HAMPTON ROADS, Va. (WAVY) — Just one week after staff at the Virginian-Pilot learned its newsroom would be moving to the Virginia Peninsula, public officials are publicly condemning the decision.

Norfolk Mayor Kenny Alexander, Virginia Beach Mayor Bobby Dyer and Chesapeake Mayor Rick West sent out a joint press release Monday saying they are “saddened and dismayed” by Tribune Publishing’s choice to move the Virginian-Pilot’s newsroom out of the Southside and to the Daily Press office in Newport News.

The mayors also urged Tribune to reconsider its decision, as it moves the Pilot’s journalists away from the mayors’ respective cities — the three largest in the newspaper’s coverage area.

“The Virginian-Pilot has called Norfolk home since 1937 and this move will hurt the daily news coverage for the most populous areas of the region,” Alexander said. “Awareness of the actions of local government and the local politics driving those actions is crucial to a connected, informed and involved citizenry.
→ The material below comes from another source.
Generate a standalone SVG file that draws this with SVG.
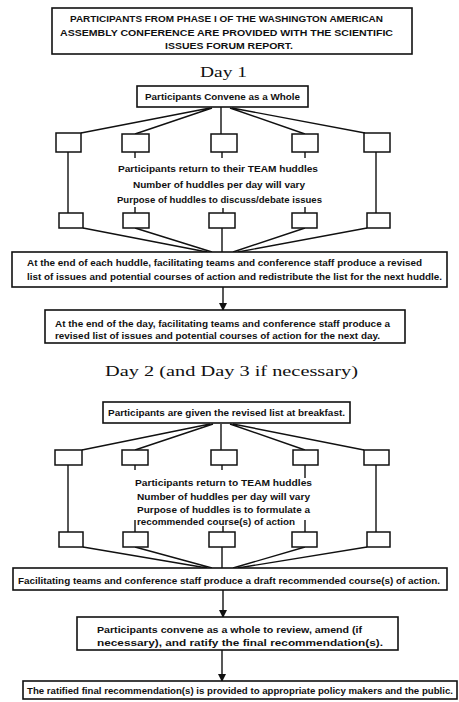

Without a local newspaper connected to our community, informed citizen participation in local government will suffer.”

Buyouts and building sales

The move the Newport News is the latest segment in a series of changes with the Pilot and Tribune Publishing.

The Virginian-Pilot was sold to Tribune — at the time, the company was named “Tronc” — in 2018 after being owned by the same family for more than a century.

In late 2019, Alden Global Capital, a hedge fund known for cutting from news companies to maximize profits, bought a 32-percent stake in Tribune.

In January, the Virginian-Pilot building on West Brambleton Avenue in Norfolk was sold to the Monument Cos. for $9.5 million. The developer said it would turn the four-story, 173,000-square-foot building into 181 apartments.

Following the sale of the Pilot building and stock purchase by Alden Global Capital, Tribune offered buyouts to its Virginia Media staff. About 20 journalists left the Pilot this month, as well as others at the Daily Press.

The stock acquisition by Alden and ensuing buyouts added insult to injury for the journalists of Tribune’s Virginia papers: the Pilot, Daily Press and Virginia Gazette.

“Unlike Tribune, we asked employees what matters most to them, and overwhelmingly, journalists said they want a newsroom on the Southside,” Pilot reporter Sara Gregory said last week, speaking on behalf of the paper’s union, the Tidewater Media Guild. “People were concerned about our ability to cover this community and respond to breaking news. They were also concerned about longer commutes and the effect of breaking up our newsroom.”

‘Need our local paper to stay local’

The three mayors in the news release Monday requested Tribune reconsider the decision.

The mayors said maintaining a newsroom in south Hampton Roads would keep reporters local and show the paper’s commitment to local news.

Barring traffic, the drive from Newport News to Virginia Beach is about 40 minutes.

Gregory said there will be a “coworking” space at the Pilot’s Virginia Beach printing press location on Greenwich Road, although as of last week the details were vague, Gregory said.

“As much as technology is changing the world, news reporting for local government still needs local reporters writing local stories. With the cuts the Virginian-Pilot has already endured, local coverage has been shrinking. I fear it will all but disappear with the newspaper leaving South Hampton Roads.”

– Mayor Rick West, Chesapeake

“The Virginian-Pilot has been a driving force for transparency and change in government, and now that reporters will be based across the water, it will be harder for reporters to do the job that residents need them to do. We need our local newspaper to stay local.”